Councilors say she can’t represent the town and work for the town at the same time. They cite a town charter provision that says councilors “shall hold no office of emolument or profit under the Town Charter or Ordinances.”
So, Kuech, in response, is suing the town with legal help provided by the Maine Education Association. And the same voters who vote for Kuech will now have to pay to defend the defiant Town Council, which isn’t following the outcome of the voters’ wishes.
Interestingly enough, the town’s attorney is siding with Kuech on the matter, agreeing that she should take office.
At first glance, many will agree with the councilors. Who would want a town councilor, who votes on a school budget, to earn her living from that same budget? It’s a good point.
Worse, what if Kuech abuses her new position? What if she somehow convinced the rest of the council to double ed techs’ wages in the next budget? What if she used her position to meddle in her superiors’ affairs? What if she peddled influence by doing favors for her fellow school staffers? It could get messy if a former underling becomes an overlord.
While these scenarios probably wouldn’t happen, they could, and it’s understandable why councilors would hesitate to seat a town employee.

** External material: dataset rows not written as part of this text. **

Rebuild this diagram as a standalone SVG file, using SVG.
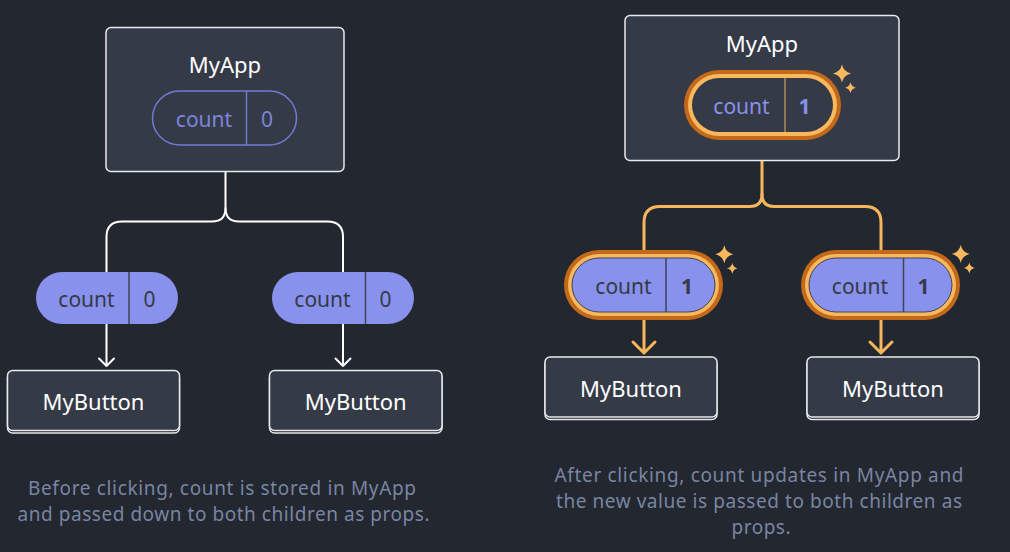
<svg xmlns="http://www.w3.org/2000/svg" width="1010" height="552" viewBox="0 0 1010 552">
<defs>
<style>
.bg{fill:#23272f}
.box{fill:#353a47;stroke:#e8e9ec;stroke-width:1.5}
.shadow{fill:none;stroke:#e8e9ec;stroke-width:1.5}
.title{font-family:"Noto Sans","Open Sans",sans-serif;font-size:22px;fill:#ffffff;text-anchor:middle}
.pt{font-family:"Noto Sans","Open Sans",sans-serif;font-size:21px;text-anchor:middle}
.bold{font-weight:700}
.cap{font-family:"Noto Sans","Open Sans",sans-serif;font-size:19px;fill:#7985a2;text-anchor:middle}
.wline{fill:none;stroke:#ffffff;stroke-width:2;stroke-linecap:round;stroke-linejoin:round}
.oline{fill:none;stroke:#f7b55c;stroke-width:3;stroke-linecap:round;stroke-linejoin:round}
.ring1{fill:#c4681a}
.ring2{fill:#f7b85e}
.spark{fill:#f7b85e}
</style>
<path id="star" d="M0,-9 Q1.6,-1.6 9,0 Q1.6,1.6 0,9 Q-1.6,1.6 -9,0 Q-1.6,-1.6 0,-9Z"/>
</defs>
<rect class="bg" x="0" y="0" width="1010" height="552"/>

<g id="connectors">
<path class="wline" d="M225.5 172 V208 Q225.5 221.5 212 221.5 H122 Q106.5 221.5 106.5 237 V272"/>
<path class="wline" d="M225.5 208 Q225.5 221.5 239 221.5 H327.5 Q343 221.5 343 237 V272"/>
<path class="wline" d="M106.5 324 V366 M99 358.5 L106.5 366 L114 358.5"/>
<path class="wline" d="M343 324 V366 M335.5 358.5 L343 366 L350.5 358.5"/>
<path class="oline" d="M762 161 V194 Q762 206.5 749.5 206.5 H660 Q644 206.5 644 222.5 V250"/>
<path class="oline" d="M762 194 Q762 206.5 774.5 206.5 H865 Q881 206.5 881 222.5 V250"/>
<path class="oline" d="M644 320 V353 M633 342 L644 353 L655 342"/>
<path class="oline" d="M881 320 V353 M870 342 L881 353 L892 342"/>
</g>

<g id="myapp-before">
<rect class="box" x="106" y="27.5" width="238" height="144" rx="5"/>
<text class="title" x="225" y="73">MyApp</text>
<rect x="152.5" y="91" width="144" height="54" rx="27" fill="#353a47" stroke="#7279d4" stroke-width="1.5"/>
<line x1="246.5" y1="91" x2="246.5" y2="145" stroke="#7279d4" stroke-width="1.5"/>
<text class="pt" x="204" y="127" fill="#7d84dc">count</text>
<text class="pt" x="267" y="127" fill="#7d84dc">0</text>
</g>

<g id="prop-before-1">
<rect x="36" y="272" width="142" height="52" rx="26" fill="#8891ec"/>
<line x1="129" y1="272" x2="129" y2="324" stroke="#3f4456" stroke-width="1.5"/>
<text class="pt" x="86.5" y="306.5" fill="#353a47">count</text>
<text class="pt" x="149.5" y="306.5" fill="#353a47">0</text>
</g>

<g id="prop-before-2">
<rect x="272" y="272" width="142" height="52" rx="26" fill="#8891ec"/>
<line x1="365.5" y1="272" x2="365.5" y2="324" stroke="#3f4456" stroke-width="1.5"/>
<text class="pt" x="322.5" y="306.5" fill="#353a47">count</text>
<text class="pt" x="385.5" y="306.5" fill="#353a47">0</text>
</g>

<g id="mybutton-before-1">
<rect class="shadow" x="7.5" y="373" width="172" height="60" rx="5"/>
<rect class="box" x="7.5" y="370.5" width="172" height="60" rx="5"/>
<text class="title" x="93.5" y="410">MyButton</text>
</g>

<g id="mybutton-before-2">
<rect class="shadow" x="269.5" y="373" width="172.5" height="60" rx="5"/>
<rect class="box" x="269.5" y="370.5" width="172.5" height="60" rx="5"/>
<text class="title" x="355.8" y="410">MyButton</text>
</g>

<g id="myapp-after">
<rect class="box" x="625" y="15.5" width="274" height="145" rx="5"/>
<text class="title" x="762" y="52">MyApp</text>
<rect class="ring1" x="684" y="70" width="157" height="70" rx="35"/>
<rect class="ring2" x="688" y="74" width="149" height="62" rx="31"/>
<rect x="692" y="78" width="141" height="54" rx="27" fill="#353a47"/>
<line x1="785" y1="78" x2="785" y2="132" stroke="#b08a55" stroke-width="1.5"/>
<text class="pt" x="741.5" y="113.5" fill="#8891ec">count</text>
<text class="pt bold" x="804.5" y="113.5" fill="#8891ec">1</text>
<use href="#star" class="spark" transform="translate(842,73.5)"/>
<use href="#star" class="spark" transform="translate(850.5,87.7) scale(0.6)"/>
</g>

<g id="prop-after-1">
<rect class="ring1" x="564" y="250" width="159" height="70" rx="35"/>
<rect class="ring2" x="568" y="254" width="151" height="62" rx="31"/>
<rect x="572" y="258" width="143" height="54" rx="27" fill="#8891ec" stroke="#3f4456" stroke-width="1"/>
<line x1="666" y1="258" x2="666" y2="312" stroke="#3f4456" stroke-width="1.5"/>
<text class="pt" x="623.5" y="293.5" fill="#353a47">count</text>
<text class="pt bold" x="687" y="293.5" fill="#353a47">1</text>
<use href="#star" class="spark" transform="translate(724.3,254.3)"/>
<use href="#star" class="spark" transform="translate(732.3,268.3) scale(0.6)"/>
</g>

<g id="prop-after-2">
<rect class="ring1" x="801" y="250" width="159" height="70" rx="35"/>
<rect class="ring2" x="805" y="254" width="151" height="62" rx="31"/>
<rect x="809" y="258" width="143" height="54" rx="27" fill="#8891ec" stroke="#3f4456" stroke-width="1"/>
<line x1="903.5" y1="258" x2="903.5" y2="312" stroke="#3f4456" stroke-width="1.5"/>
<text class="pt" x="860" y="293.5" fill="#353a47">count</text>
<text class="pt bold" x="923.5" y="293.5" fill="#353a47">1</text>
<use href="#star" class="spark" transform="translate(960.7,254)"/>
<use href="#star" class="spark" transform="translate(969.3,268) scale(0.6)"/>
</g>

<g id="mybutton-after-1">
<rect class="shadow" x="545" y="359.5" width="172" height="60" rx="5"/>
<rect class="box" x="545" y="357" width="172" height="60" rx="5"/>
<text class="title" x="631" y="397">MyButton</text>
</g>

<g id="mybutton-after-2">
<rect class="shadow" x="807" y="359.5" width="172" height="60" rx="5"/>
<rect class="box" x="807" y="357" width="172" height="60" rx="5"/>
<text class="title" x="893" y="397">MyButton</text>
</g>

<g id="captions">
<text class="cap" x="222" y="495" textLength="388" lengthAdjust="spacing">Before clicking, count is stored in MyApp</text>
<text class="cap" x="223.5" y="521" textLength="412" lengthAdjust="spacing">and passed down to both children as props.</text>
<text class="cap" x="759" y="482" textLength="409" lengthAdjust="spacing">After clicking, count updates in MyApp and</text>
<text class="cap" x="759" y="507.5" textLength="406" lengthAdjust="spacing">the new value is passed to both children as</text>
<text class="cap" x="761" y="533.5" textLength="59" lengthAdjust="spacing">props.</text>
</g>
</svg>
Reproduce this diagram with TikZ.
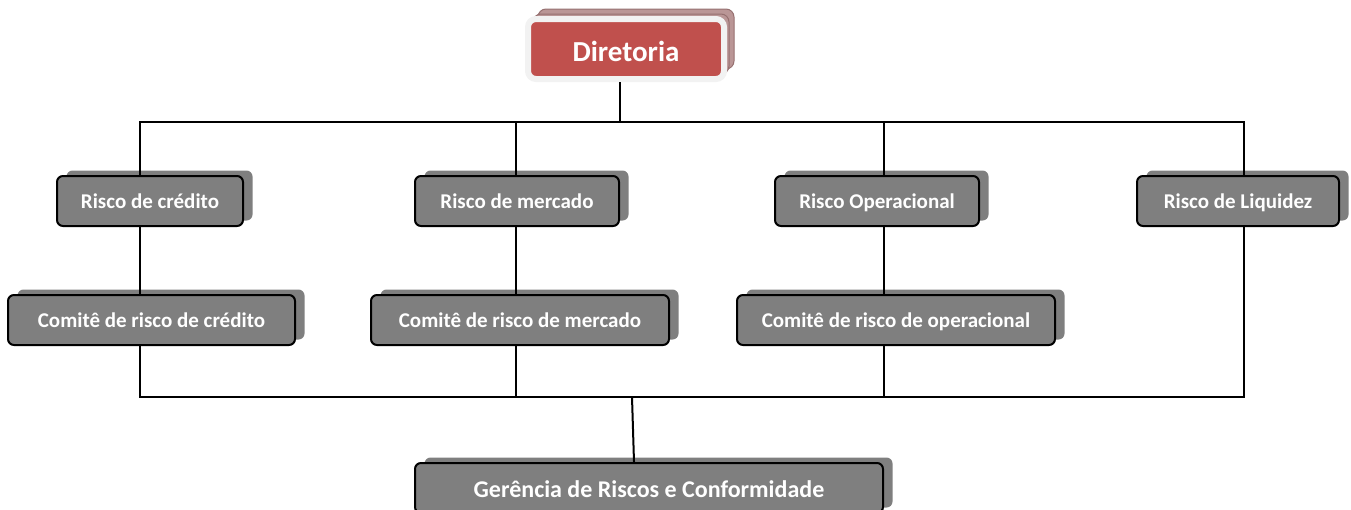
\documentclass[tikz,border=0pt]{standalone}
\usepackage{fontspec}
\setmainfont{Carlito}
\usetikzlibrary{shadows}

\definecolor{boxgray}{RGB}{127,127,127}
\definecolor{dirred}{RGB}{192,80,77}
\definecolor{dirrim}{RGB}{242,242,242}
\definecolor{dirshade}{RGB}{186,150,150}
\definecolor{dirshadeline}{RGB}{150,112,112}

\tikzset{
    riskbox/.style={draw=black, line width=2pt, fill=boxgray, rounded corners=6pt,
        text=white, font=\fontsize{21}{25}\selectfont\bfseries, inner sep=0pt,
        text height=17pt, text depth=3pt, minimum height=50pt,
        drop shadow={shadow xshift=9.5pt, shadow yshift=5.5pt, fill=boxgray, opacity=1}},
    dirbox/.style={draw=dirrim, line width=6pt, fill=dirred, rounded corners=8pt,
        text=white, font=\fontsize{29}{33}\selectfont\bfseries, inner sep=0pt,
        text height=26pt, text depth=2pt, minimum width=196pt, minimum height=60pt,
        double copy shadow={shadow xshift=5pt, shadow yshift=5pt, fill=dirshade,
            draw=dirshadeline, line width=1pt}},
    link/.style={draw=black, line width=2pt}
}

\begin{document}
\begin{tikzpicture}[x=1pt, y=-1pt]
        \useasboundingbox (0, 0) rectangle (1351, 509);

        \node[dirbox] (dir) at (626, 49) {Diretoria};

        \node[riskbox, minimum width=186pt] (rc) at (150, 201) {Risco de crédito};
        \node[riskbox, minimum width=204pt] (rm) at (517, 201) {Risco de mercado};
        \node[riskbox, minimum width=204pt] (ro) at (877, 201) {Risco Operacional};
        \node[riskbox, minimum width=202pt] (rl) at (1238, 201) {Risco de Liquidez};

        \node[riskbox, minimum width=287pt] (cc) at (151.5, 320) {Comitê de risco de crédito};
        \node[riskbox, minimum width=298pt] (cm) at (520, 320) {Comitê de risco de mercado};
        \node[riskbox, minimum width=318pt] (co) at (896, 320) {Comitê de risco de operacional};

        \node[riskbox, minimum width=468pt, text height=21pt, text depth=2.5pt,
            font=\fontsize{24}{28}\selectfont\bfseries] (ger) at (649, 488) {Gerência de Riscos e Conformidade};

        \coordinate (t0) at (620, 122);
        \coordinate (t1) at (140, 122);
        \coordinate (t2) at (516, 122);
        \coordinate (t3) at (884, 122);
        \coordinate (t4) at (1244, 122);
        \coordinate (b1) at (140, 397);
        \coordinate (b2) at (516, 397);
        \coordinate (b3) at (884, 397);
        \coordinate (b4) at (1244, 397);
        \coordinate (g0) at (632, 397);

        \draw[link] (t0 |- dir.south) -- (t0);
        \draw[link] (t1 |- rc.north) -- (t1) -- (t4) -- (t4 |- rl.north);
        \draw[link] (t2) -- (t2 |- rm.north);
        \draw[link] (t3) -- (t3 |- ro.north);

        \draw[link] (t1 |- rc.south) -- (t1 |- cc.north);
        \draw[link] (t2 |- rm.south) -- (t2 |- cm.north);
        \draw[link] (t3 |- ro.south) -- (t3 |- co.north);

        \draw[link] (b1 |- cc.south) -- (b1) -- (b4) -- (b4 |- rl.south);
        \draw[link] (b2 |- cm.south) -- (b2);
        \draw[link] (b3 |- co.south) -- (b3);
        \draw[link] (g0) -- ([xshift=-15pt]ger.north);

    \end{tikzpicture}
\end{document}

But there is one important concern to consider: the voters of Gorham wanted Kuech to represent them. The people spoke. And I assume they knew she worked for the school system when they filled in the oval next to her name. (If they read their local newspaper, the American Journal, they surely knew.)
The second most obvious point to be made in Kuech’s favor is, why was she allowed to run in the first place if there’s a rule against employees running for town office?
It seems the time for the council to take action was when she was a candidate, not a duly elected official. The council had its chance to withhold her name from the ballot and failed to do so. As President Trump says and President Obama before him said, elections have consequences.
The only conclusion to be made regarding this matter is that we’re witnessing a local example of a bigger problem plaguing government: out of control elected and unelected officials trying to overturn the will of the people. What does the Gorham Council think it is? The U.S. House of Representatives? They’re trying to get rid of Kuech even before she’s seated. At least Nancy Pelosi humored Trump for a few years before impeaching him.
Our president is fond of labeling the bureaucratic and legislative levels of government – at least bureaucrats and legislators who neither respect nor abide by the will of the voters – as swamp creatures.
As we’ve learned from the revelations dredged up in the impeachment proceedings, Trump is right to be worried about swamp-dwellers who don’t seem to understand that they must obey the will of the voters, not try to work around the results of an election.
It seems the same is happening in Gorham.